The Artist’s Duty to Contact the Timeless in Tumultuous Times
“Now it has become impossible to guard one’s soul… we are forced to read the papers, and yet… our job is somehow or other to be above the mêlée, or so deeply in it that one comes through to something else, something universal and timeless.”
“I know the world is bruised and bleeding, and though it is important not to ignore its pain, it is also critical to refuse to succumb to its malevolence,” Toni Morrison wrote in her electrifying piece on the artist’s duty at times of crisis. That refusal can take many forms, but at its richest, it is more than mere resistance — it is, rather, a commitment on behalf of the artist to serve not only truth but beauty by remaining in contact with the timeless and the eternal; to fortify us against the urgencies of a turbulent present and embolden us to transcend our primal reflex of fear, so that we may lift not only our spirits but the whole of our consciousness and continue to evolve toward a more humane humanity.

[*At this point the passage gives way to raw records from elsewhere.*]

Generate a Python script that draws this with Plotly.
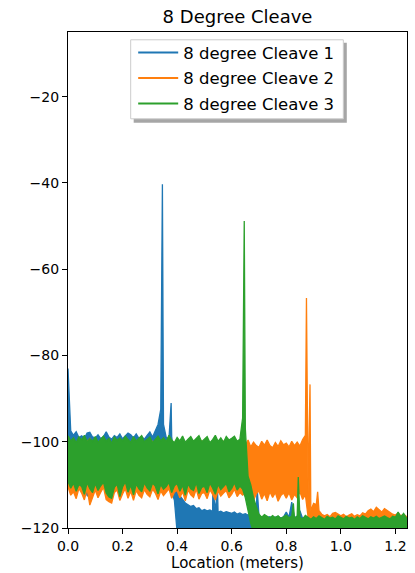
import plotly.graph_objects as go

# Sampling grid (meters)
location = [round(0.01 * i, 2) for i in range(125)]

# ---- 8 degree Cleave 1 (upper / lower envelope of the noisy trace) ----
c1_hi = [
    -83, -97.5, -98.5, -97.7, -99, -98.6, -99.2, -98, -97.8, -98.9,
    -99.1, -98.4, -99.3, -98.8, -97.7, -98.9, -99.4, -98.6, -99, -98.2,
    -99.3, -98.7, -98, -98.4, -99.1, -98.2, -99.2, -98.8, -99.4, -98.5,
    -97.7, -98.9, -97.5, -96, -92.5, -96, -99, -99.3, -98.8, -104,
    -109, -112.5, -113.5, -114.2, -114.6, -115, -114.8, -115.5, -115.3, -116,
    -115.7, -116, -115.8, -116.2, -116, -116.3, -116.1, -116.5, -116.2, -116.4,
    -116.6, -116.3, -116.8, -116.5, -116.9, -116.7, -117, -116.8, -117.2, -117,
    -117.3, -117.5, -117.2, -117.6, -117.4, -117.8, -117.5, -117.3, -117.7, -117.4,
    -116.3, -117.5, -114, -117.6, -117.3, -116, -117.8, -117.4, -117.6, -117.9,
    -117.5, -117.8, -118, -117.6, -117.9, -118.1, -117.7, -118, -118.2, -117.8,
    -118, -118.2, -117.9, -118.3, -118, -118.1, -118.4, -118, -118.2, -118.3,
    -118.1, -118.4, -118.2, -118, -118.3, -118.5, -118.1, -118.3, -118.4, -118.2,
    -118.3, -118.1, -118.4, -118.2, -118.3,
]
c1_lo = [
    -104, -108, -109.5, -110.2, -109, -110.5, -109.8, -112.5, -112.8, -110,
    -109.5, -110.8, -109.7, -110.3, -110.9, -109.6, -110.4, -111, -109.8, -110.6,
    -110.2, -109.6, -110.8, -110.1, -109.5, -110.7, -110, -109.7, -110.5, -110.2,
    -109.8, -110.6, -110, -109.4, -110.3, -109.6, -110.1, -110.7, -111.5, -113.6,
    -121, -121, -121, -121, -121, -121, -121, -121, -121, -121,
    -121, -121, -121, -121, -121, -121, -121, -121, -121, -121,
    -121, -121, -121, -121, -121, -121, -121, -121, -121, -121,
    -121, -121, -121, -121, -121, -121, -121, -121, -121, -121,
    -121, -121, -121, -121, -121, -121, -121, -121, -121, -121,
    -121, -121, -121, -121, -121, -121, -121, -121, -121, -121,
    -121, -121, -121, -121, -121, -121, -121, -121, -121, -121,
    -121, -121, -121, -121, -121, -121, -121, -121, -121, -121,
    -121, -121, -121, -121, -121,
]
c1_peak_loc = [0.346, 0.378, 0.531, 0.548, 0.693]
c1_peak_val = [-40.3, -91.0, -110.5, -110.8, -110.5]

# ---- 8 degree Cleave 2 ----
c2_hi = [
    -100.5, -100, -99.8, -100.6, -100.2, -99.9, -100.7, -100.1, -99.3, -100.4,
    -100.1, -100.6, -99.9, -100.3, -100.8, -100, -100.5, -99.7, -100.2, -100.6,
    -100.3, -99.8, -100.5, -100.1, -100.7, -99.9, -100.4, -100.2, -100.8, -100,
    -100.5, -99.9, -100.3, -100.7, -100.1, -100.6, -99.8, -100.4, -100.2, -100.7,
    -100, -100.5, -100.2, -100.8, -99.9, -100.4, -100.1, -100.6, -100.3, -99.8,
    -100.4, -100.1, -100.7, -100, -100.5, -100.2, -100.8, -99.9, -100.3, -100.6,
    -100.3, -99.9, -100.6, -100.2, -100, -100.8, -99.6, -101.2, -100.1, -100.9,
    -101.3, -99.9, -100.8, -99.6, -100.9, -101.4, -100.2, -101.1, -99.8, -100.7,
    -100.3, -101.2, -99.9, -100.9, -100.1, -101, -99.5, -98.5, -112, -116,
    -114.3, -114.6, -116, -116.8, -117.2, -116.9, -117.4, -116.6, -116.4, -116.9,
    -117.2, -116.8, -117.4, -117, -116.7, -117.3, -116.9, -117.2, -116.5, -116.8,
    -116, -115.6, -116.2, -115.2, -115.8, -116.3, -115.5, -116, -116.4, -116.8,
    -117, -116.5, -117.2, -116.8, -117.3,
]
c2_lo = [
    -110.5, -112.4, -111.6, -113.2, -110.8, -111.9, -113.5, -110.9, -114.7, -112.8,
    -111.2, -113, -111.7, -110.6, -113.4, -113.9, -114.2, -111.8, -111.2, -113.6,
    -112.1, -110.9, -113.1, -111.5, -113.6, -111.3, -112.4, -113, -111.1, -112.2,
    -112.8, -111, -111.9, -113.4, -111.4, -112.5, -111.8, -110.9, -113.1, -111.7,
    -111.3, -113, -111.6, -113.7, -111.2, -112.3, -112.9, -111, -113.3, -112,
    -111.8, -113.2, -111.1, -112.2, -113.5, -111.4, -112.6, -111.9, -111.3, -113,
    -112.2, -111, -112.7, -111.8, -112.4, -111.9, -113.2, -111.5, -113.6, -112.1,
    -111.4, -113.3, -112, -113.7, -111.6, -112.9, -111.8, -113.8, -112.5, -111.9,
    -113.1, -111.8, -113.5, -112.2, -113, -111.6, -113.4, -112.3, -117.5, -118.5,
    -118, -118.3, -119, -119.5, -120, -120.5, -121, -121, -121, -121,
    -121, -121, -121, -121, -121, -121, -121, -121, -121, -121,
    -121, -121, -121, -121, -121, -121, -121, -121, -121, -121,
    -121, -121, -121, -121, -121,
]
c2_peak_loc = [0.874, 0.887, 0.915]
c2_peak_val = [-66.7, -86.7, -111.6]

# ---- 8 degree Cleave 3 ----
c3_hi = [
    -98.6, -99.8, -99.1, -100.2, -98.9, -99.6, -98.5, -100, -99.3, -99.9,
    -98.8, -100.1, -99.4, -98.7, -99.9, -99.2, -100.3, -98.9, -99.7, -99.1,
    -99.8, -98.7, -99.5, -100.1, -98.8, -99.9, -99.2, -98.6, -100, -99.4,
    -98.9, -100.2, -99.3, -98.7, -99.8, -99.1, -100, -98.5, -99.6, -100.2,
    -99, -99.8, -98.7, -100.1, -99.4, -98.8, -99.9, -99.2, -98.6, -100,
    -99.3, -98.8, -100.2, -99.5, -98.5, -99.9, -99.1, -100.1, -98.8, -99.6,
    -99.2, -98.7, -99.9, -99.4, -94.5, -97, -108, -110, -113, -115,
    -116.8, -117.5, -116.9, -117.3, -117.7, -117.1, -117.6, -117.2, -117.8, -117.4,
    -117, -117.6, -117.3, -117.8, -117.2, -117.5, -117.9, -117.1, -117.6, -118,
    -117.4, -117.8, -117.2, -117.6, -118, -117.3, -117.7, -117.5, -117.9, -117.2,
    -117.6, -117.9, -117.3, -117.7, -117.5, -118, -117.4, -117.8, -117.2, -117.6,
    -117.9, -117.4, -117.7, -117.3, -117.8, -117.5, -117.2, -117.6, -117.9, -117.3,
    -117.5, -116.3, -117.4, -116.6, -117.6,
]
c3_lo = [
    -109.2, -110.8, -109.6, -111.5, -109.9, -110.4, -112.2, -109.5, -110.9, -111.8,
    -109.7, -111.3, -110.2, -109.4, -111.9, -112.8, -113.1, -110.6, -109.8, -112.7,
    -110.5, -109.3, -111.7, -110.1, -112.3, -109.8, -110.9, -111.6, -109.5, -110.7,
    -111.4, -109.6, -110.3, -112.1, -109.9, -111, -110.4, -109.4, -111.8, -110.2,
    -109.7, -111.5, -110.1, -112.4, -109.8, -110.9, -111.3, -109.5, -112, -110.6,
    -110.3, -111.8, -109.6, -110.7, -112.2, -109.9, -111.1, -110.4, -109.7, -111.6,
    -110.8, -109.5, -111.2, -110.3, -111, -113, -116, -119, -121, -121,
    -121, -121, -121, -121, -121, -121, -121, -121, -121, -121,
    -121, -121, -121, -121, -121, -121, -121, -121, -121, -121,
    -121, -121, -121, -121, -121, -121, -121, -121, -121, -121,
    -121, -121, -121, -121, -121, -121, -121, -121, -121, -121,
    -121, -121, -121, -121, -121, -121, -121, -121, -121, -121,
    -121, -121, -121, -121, -121,
]
c3_peak_loc = [0.646, 0.826, 0.844]
c3_peak_val = [-48.8, -114.3, -108.2]

names = ["8 degree Cleave 1", "8 degree Cleave 2", "8 degree Cleave 3"]
colors = ["#1f77b4", "#ff7f0e", "#2ca02c"]

x_ticks = [0.0, 0.2, 0.4, 0.6, 0.8, 1.0, 1.2]
x_tick_labels = ["0.0", "0.2", "0.4", "0.6", "0.8", "1.0", "1.2"]
y_ticks = [-120, -100, -80, -60, -40, -20]
y_tick_labels = ["\u2212120", "\u2212100", "\u221280", "\u221260", "\u221240", "\u221220"]

for arr in (c1_hi, c1_lo, c2_hi, c2_lo, c3_hi, c3_lo):
    assert len(arr) == len(location), len(arr)


def band_outline(hi, lo, pk_loc, pk_val):
    """Closed outline of the noisy trace: upper envelope (with the peaks),
    then the lower envelope back to the start."""
    top = sorted(list(zip(location, hi)) + list(zip(pk_loc, pk_val)),
                 key=lambda p: p[0])
    bottom = list(zip(location, lo))[::-1]
    pts = top + bottom
    return [p[0] for p in pts], [p[1] for p in pts]


series = [
    (c1_hi, c1_lo, c1_peak_loc, c1_peak_val),
    (c2_hi, c2_lo, c2_peak_loc, c2_peak_val),
    (c3_hi, c3_lo, c3_peak_loc, c3_peak_val),
]

fig = go.Figure()
for (hi, lo, pl, pv), name, col in zip(series, names, colors):
    xs, ys = band_outline(hi, lo, pl, pv)
    fig.add_trace(go.Scatter(
        x=xs, y=ys, mode="lines", name=name, legendgroup=name,
        fill="toself", fillcolor=col, showlegend=False,
        line=dict(color=col, width=1.3),
    ))
    # legend entry (line sample)
    fig.add_trace(go.Scatter(
        x=[None], y=[None], mode="lines", name=name, legendgroup=name,
        line=dict(color=col, width=2), showlegend=True,
    ))

# plot area in pixels: left 67.7, right 407.3, top 31.7, bottom 527.7
L, R, T, B = 67.7, 407.3, 31.7, 527.7


def px_x(p):
    return (p - L) / (R - L)


def px_y(p):
    return (B - p) / (B - T)


# legend frame + shadow (matplotlib style)
fig.add_shape(type="rect", xref="paper", yref="paper", layer="above",
              x0=px_x(133.5), x1=px_x(347), y0=px_y(122.5), y1=px_y(42.5),
              fillcolor="rgba(0,0,0,0.35)", line=dict(width=0))
fig.add_shape(type="rect", xref="paper", yref="paper", layer="above",
              x0=px_x(130.5), x1=px_x(343.5), y0=px_y(118.5), y1=px_y(39.5),
              fillcolor="white", line=dict(color="#cccccc", width=1))

font_family = "DejaVu Sans"
fig.update_layout(
    width=415, height=573,
    margin=dict(l=L, r=415 - R, t=T, b=573 - B, autoexpand=False),
    paper_bgcolor="white", plot_bgcolor="white",
    font=dict(family=font_family, color="black", size=14),
    title=dict(text="8 Degree Cleave", x=(L + R) / 2 / 415, xanchor="center",
               y=1 - 17 / 573, yanchor="middle", yref="container",
               font=dict(size=18, family=font_family, color="black")),
    showlegend=True,
    legend=dict(x=px_x(133), y=px_y(35), xanchor="left", yanchor="top",
                bgcolor="rgba(0,0,0,0)", borderwidth=0,
                font=dict(size=16.5, family=font_family, color="black"),
                tracegroupgap=1, itemwidth=40),
    xaxis=dict(range=[0, 1.2425], tickvals=x_ticks, ticktext=x_tick_labels,
               ticks="outside", ticklen=5, tickwidth=1.1, tickcolor="black",
               showline=True, linecolor="black", linewidth=1.1, mirror=True,
               showgrid=False, zeroline=False,
               tickfont=dict(size=14, family=font_family),
               title=dict(text="Location (meters)", standoff=4,
                          font=dict(size=15, family=font_family))),
    yaxis=dict(range=[-120, -5], tickvals=y_ticks, ticktext=y_tick_labels,
               ticks="outside", ticklen=5, tickwidth=1.1, tickcolor="black",
               showline=True, linecolor="black", linewidth=1.1, mirror=True,
               showgrid=False, zeroline=False,
               tickfont=dict(size=14, family=font_family)),
)

fig.write_html("out.html",
               config={"displayModeBar": False},
               post_script="document.body.style.margin='0px';")
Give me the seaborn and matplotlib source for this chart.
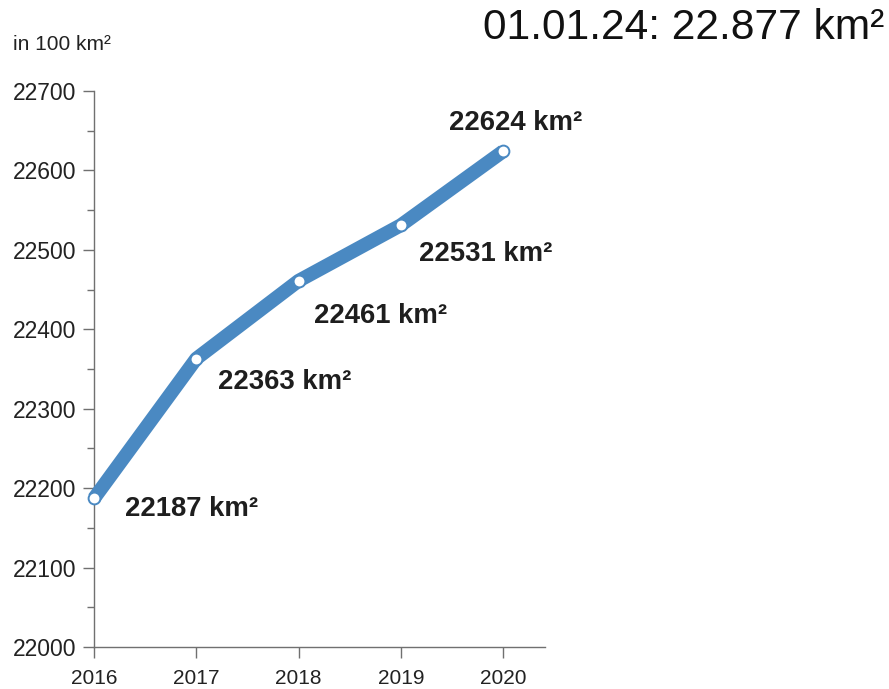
import matplotlib
matplotlib.use("Agg")
import matplotlib.pyplot as plt
import seaborn as sns
import pandas as pd
from matplotlib.ticker import MultipleLocator

years = [2016, 2017, 2018, 2019, 2020]
values = [22187, 22363, 22461, 22531, 22624]
labels = ["22187 km²", "22363 km²", "22461 km²", "22531 km²", "22624 km²"]
title = "01.01.24: 22.877 km²"
unit = "in 100 km²"

sns.set_theme(style="white")
plt.rcParams['font.family'] = ['Liberation Sans', 'DejaVu Sans']

W, H = 889, 689
fig = plt.figure(figsize=(W / 100, H / 100), dpi=100)
ax = fig.add_axes([94 / W, (H - 647) / H, (545 - 94) / W, (647 - 91) / H])

df = pd.DataFrame({"year": years, "value": values})
line_color = "#4a89c2"
sns.lineplot(data=df, x="year", y="value", ax=ax, color=line_color,
             linewidth=10, solid_capstyle="butt", solid_joinstyle="round",
             marker="o", markersize=8.5, markerfacecolor="white",
             markeredgecolor=line_color, markeredgewidth=1.4, clip_on=False, zorder=5)

ax.set_xlim(2016, 2020.41)
ax.set_ylim(22000, 22700)
ax.set_xticks(years)
ax.set_xticklabels([str(y) for y in years])
ax.yaxis.set_major_locator(MultipleLocator(100))
ax.yaxis.set_minor_locator(MultipleLocator(50))
ax.set_xlabel("")
ax.set_ylabel("")

for s in ["top", "right"]:
    ax.spines[s].set_visible(False)
for s in ["left", "bottom"]:
    ax.spines[s].set_color("#707070")
    ax.spines[s].set_linewidth(1.0)
    ax.spines[s].set_zorder(1)

ax.tick_params(axis="y", which="major", direction="out", length=8, width=1.0,
               color="#707070", labelsize=16.5, labelcolor="#222222", pad=5, left=True)
ax.tick_params(axis="y", which="minor", direction="out", length=5, width=1.0,
               color="#707070", left=True)
ax.tick_params(axis="x", which="major", direction="out", length=8, width=1.0,
               color="#707070", labelsize=15, labelcolor="#222222", pad=8, bottom=True)

# label offsets in pixels (dx to left edge, dy) – layout only
offsets = [(31, -11), (22, -23), (15, -35), (18, -29), (-54, 28)]
for x, y, lab, (dx, dy) in zip(years, values, labels, offsets):
    ax.annotate(lab, xy=(x, y), xytext=(dx * 0.72, dy * 0.72), textcoords="offset points",
                ha="left", va="center", fontsize=19.8, fontweight="bold", color="#1e1e1e")

fig.text(13 / W, 1 - 45 / H, unit, fontsize=15, color="#222222", ha="left", va="center")
fig.text(884 / W, 1 - 28 / H, title, fontsize=30.6, color="#111111", ha="right", va="center")

fig.savefig("out.png", dpi=100)
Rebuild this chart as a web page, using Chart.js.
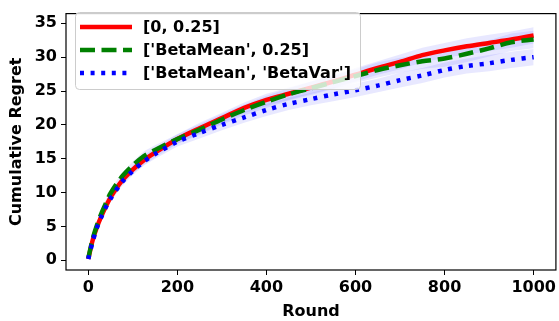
<!DOCTYPE html>
<html>
<head>
<meta charset="utf-8">
<script src="https://cdn.jsdelivr.net/npm/chart.js@4.4.0/dist/chart.umd.min.js"></script>
<style>
  html, body { margin: 0; padding: 0; background: #fff; }
  #wrap { width: 559px; height: 321px; position: relative; }
</style>
</head>
<body>
<div id="wrap"><canvas id="c"></canvas></div>
<script>
'use strict';

/* ── Data ──────────────────────────────────────────────── */
const rounds = [0, 10, 20, 30, 40, 50, 75, 100, 125, 150, 200, 250, 300, 350, 400,
                450, 500, 550, 600, 650, 700, 750, 800, 850, 900, 950, 1000];

const regretFixed = [0.2, 3.0, 5.0, 6.6, 8.0, 9.3, 11.7, 13.4, 14.8, 15.9, 17.9, 19.5, 21.0, 22.5, 23.7,
                     24.6, 25.5, 26.4, 27.4, 28.4, 29.3, 30.3, 31.0, 31.6, 32.1, 32.6, 33.2];
const regretBetaMean = [0.3, 3.2, 5.3, 7.0, 8.5, 9.9, 12.3, 14.0, 15.4, 16.3, 17.9, 19.3, 20.8, 22.2, 23.4,
                        24.5, 25.4, 26.3, 27.2, 28.1, 28.8, 29.4, 29.8, 30.5, 31.3, 32.2, 32.6];
const regretBetaVar = [0.2, 2.8, 4.9, 6.5, 7.9, 9.1, 11.5, 13.2, 14.6, 15.7, 17.5, 18.8, 20.0, 21.1, 22.2,
                       23.1, 23.8, 24.5, 25.1, 25.8, 26.6, 27.3, 28.1, 28.7, 29.1, 29.6, 30.0];

// half-width of the shaded band around each curve
const spreadFixed = [0.1, 0.3, 0.4, 0.4, 0.5, 0.5, 0.6, 0.6, 0.7, 0.7, 0.7, 0.8, 0.8, 0.8, 0.9,
                     0.9, 0.9, 1.0, 1.0, 1.0, 1.1, 1.1, 1.1, 1.2, 1.2, 1.2, 1.2];
const spreadBetaMean = [0.1, 0.3, 0.4, 0.4, 0.5, 0.5, 0.6, 0.6, 0.7, 0.7, 0.7, 0.8, 0.8, 0.8, 0.9,
                        0.9, 1.0, 1.0, 1.0, 1.1, 1.1, 1.1, 1.2, 1.2, 1.2, 1.3, 1.3];
const spreadBetaVar = [0.1, 0.3, 0.3, 0.4, 0.5, 0.5, 0.6, 0.6, 0.6, 0.7, 0.7, 0.8, 0.8, 0.8, 0.9,
                       0.9, 0.9, 1.0, 1.0, 1.0, 1.1, 1.1, 1.1, 1.1, 1.2, 1.2, 1.2];

const seriesLabels = ['[0, 0.25]', "['BetaMean', 0.25]", "['BetaMean', 'BetaVar']"];
const xTicks = [0, 200, 400, 600, 800, 1000];
const yTicks = [0, 5, 10, 15, 20, 25, 30, 35];

/* ── Styles ────────────────────────────────────────────── */
const FONT = 'DejaVu Sans';
const FS = 16;
const BAND = 'rgba(90,90,255,0.14)';
const STYLES = [
  { color: '#ff0000', dash: [] },
  { color: '#008000', dash: [15, 6.5] },
  { color: '#0000ff', dash: [4, 6.6] },
];

function pts(ys) { return rounds.map((r, i) => ({ x: r, y: ys[i] })); }
function shift(ys, sp, k) { return ys.map((v, i) => v + k * sp[i]); }

const curves = [
  [regretFixed, spreadFixed],
  [regretBetaMean, spreadBetaMean],
  [regretBetaVar, spreadBetaVar],
];

const datasets = [];
curves.forEach(([ys, sp]) => {
  datasets.push({
    data: pts(shift(ys, sp, 1)), borderWidth: 0, pointRadius: 0,
    backgroundColor: BAND, fill: '+1', order: 10,
  });
  datasets.push({
    data: pts(shift(ys, sp, -1)), borderWidth: 0, pointRadius: 0,
    backgroundColor: BAND, fill: false, order: 10,
  });
});
curves.forEach(([ys], i) => {
  datasets.push({
    label: seriesLabels[i],
    data: pts(ys),
    borderColor: STYLES[i].color,
    borderDash: STYLES[i].dash,
    borderWidth: 4.5,
    borderCapStyle: 'butt',
    pointRadius: 0,
    fill: false,
    tension: 0.3,
    order: 3 - i,
  });
});

/* ── Frame + legend plugin ─────────────────────────────── */
const framePlugin = {
  id: 'frame',
  afterDraw(chart) {
    const { ctx, chartArea: a } = chart;
    ctx.save();
    ctx.strokeStyle = '#000';
    ctx.lineWidth = 1.2;
    ctx.strokeRect(a.left, a.top, a.right - a.left, a.bottom - a.top);

    // legend box
    const bx = 75.5, by = 12.5, bw = 285, bh = 77;
    ctx.fillStyle = 'rgba(255,255,255,0.8)';
    ctx.strokeStyle = '#cccccc';
    ctx.lineWidth = 1;
    ctx.beginPath();
    ctx.roundRect(bx, by, bw, bh, 4);
    ctx.fill();
    ctx.stroke();

    ctx.font = `bold ${FS}px "${FONT}"`;
    ctx.textBaseline = 'middle';
    seriesLabels.forEach((lab, i) => {
      const y = 27 + i * 23;
      ctx.strokeStyle = STYLES[i].color;
      ctx.setLineDash(STYLES[i].dash);
      ctx.lineWidth = 4.5;
      ctx.lineCap = 'butt';
      ctx.beginPath();
      ctx.moveTo(80, y);
      ctx.lineTo(132, y);
      ctx.stroke();
      ctx.setLineDash([]);
      ctx.fillStyle = '#000';
      ctx.fillText(lab, 143, y + 1);
    });
    ctx.restore();
  }
};

/* ── Chart ─────────────────────────────────────────────── */
new Chart(document.getElementById('c'), {
  type: 'line',
  data: { datasets },
  plugins: [framePlugin],
  options: {
    responsive: true,
    maintainAspectRatio: false,
    animation: false,
    layout: { padding: { top: 5, right: 2, left: 7, bottom: 0 } },
    plugins: { legend: { display: false }, tooltip: { enabled: false } },
    scales: {
      x: {
        type: 'linear', min: -50, max: 1050,
        afterBuildTicks: s => { s.ticks = xTicks.map(v => ({ value: v })); },
        afterFit: s => { s.height = 51; },
        grid: { drawOnChartArea: false, tickLength: 5, color: '#000', tickColor: '#000' },
        border: { display: false },
        ticks: { color: '#000', padding: 3, maxRotation: 0, callback: v => String(v),
                 font: { family: FONT, size: FS, weight: 'bold' } },
        title: { display: true, text: 'Round', color: '#000', padding: { top: 0, bottom: 0 },
                 font: { family: FONT, size: FS, weight: 'bold' } },
      },
      y: {
        min: -1.43, max: 36.43,
        afterBuildTicks: s => { s.ticks = yTicks.map(v => ({ value: v })); },
        afterFit: s => { s.width = 59; },
        grid: { drawOnChartArea: false, tickLength: 5, color: '#000', tickColor: '#000' },
        border: { display: false },
        ticks: { color: '#000', padding: 4, callback: v => String(v),
                 font: { family: FONT, size: FS, weight: 'bold' } },
        title: { display: true, text: 'Cumulative Regret', color: '#000', padding: { top: 0, bottom: 2 },
                 font: { family: FONT, size: FS, weight: 'bold' } },
      }
    }
  }
});
</script>
</body>
</html>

This has always been the duty of the artist, and fragments of it can be found in every single work of art that has endured and has helped humanity endure over millennia of tumult. James Baldwin captured this memorably in his beautiful essay on the poet’s role in a divided society: “It is said that [Shakespeare’s] time was easier than ours, but I doubt it — no time can be easy if one is living through it.”
We tend to forget this sometimes, besieged by the news and blinded by media’s marketable myopia.
On January 7, 1939, as the seething Nazi cauldron of hate and destruction was coming to a boiling point in Europe on the cusp of WWII, the great British poet, essayist, playwright, and publisher T.S. Eliot announced in the Times that he was shutting down The Criterion — his influential literary journal, in which he had first published The Waste Land seventeen years earlier and which had grown to be a unifying force for the creative and intellectual life of Europe. This is what Eliot wrote:
In the present state of public affairs — which has induced in myself a depression of spirits so different from any other experience of fifty years as to be a new emotion — I no longer feel the enthusiasm necessary to make a literary review what it should be. This is not to suggest that I consider literature to be at this time, or at any time, a matter of indifference. On the contrary I feel that it is all the more essential that authors who are concerned with the small part of “literature” which is really creative — and seldom immediately popular — should apply themselves sedulously to their work, without abatement or sacrifice of their artistic standards or any pretext whatsoever.
Across the Atlantic, the young poet, novelist, essayist, and diarist May Sarton (May 3, 1912–July 16, 1995) was stirred by Eliot’s words, which gave voice to what so many were feeling, and deeply troubled by the demise of The Criterion, which, as she wrote to a literary kindred spirit, gave her “a deathly shiver — as much as the end of a world — small perhaps but containing an essential grain of the human spirit — as, let us say, the fall of Barcelona.”
A week after the news, Sarton decided to contribute what she could and helped organize an auction in New York for an organization devoted to caring for refugees from Germany. “Never has there been a year when one needed more to be born again,” Sarton wrote to none other than Virginia Woolf — who had published the first English edition of Eliot’s The Waste Land in book form under her independent Hogarth Press — in a letter found, in the immensely enlivening and poetic May Sarton: Selected Letters, 1916–1954 (public library). Sarton asked if Woolf would be willing to donate one of her manuscripts for the action, because she believed that “people would almost sell their souls for a single page of [Woolf’s].” “It would be a good deed in a naughty world,” Sarton wrote, and closed the letter with her disarming self-conscious sincerity:
Dear Virginia Woolf… I wish you were near and that I could send you the primroses that I saw in a shop and gave to my mother instead.
Two weeks later, still grieving the death of The Criterion, Sarton found solace in the existence of the literary journal Virginia Quarterly Review, edited at the time by the young idealist Lawrence Lee. In a letter to Lee from January 26, she offers a most exquisite articulation of the artist’s duty, to herself and to her audience, in troubled times:
I find my position as a poet today a curious one… For a long time I have maintained that the poet’s affair was the individual human soul, the story of it in one man, in my case the transforming of personal emotions into written events. Now it has become impossible to guard one’s soul — death to do it — we are forced to read the papers, and yet I still believe that our job is somehow or other to be above the mêlée, or so deeply in it that one comes through to something else, something universal and timeless.
She adds that while there is a place for poets who deal with the pressing political realities of the day — poets like her contemporaries Muriel Rukeyser and W.H. Auden(who mere months later would write his timeless and tragically timely masterpiece “September 1, 1939”) — “there is an even greater need perhaps for Rilke, for Blake.”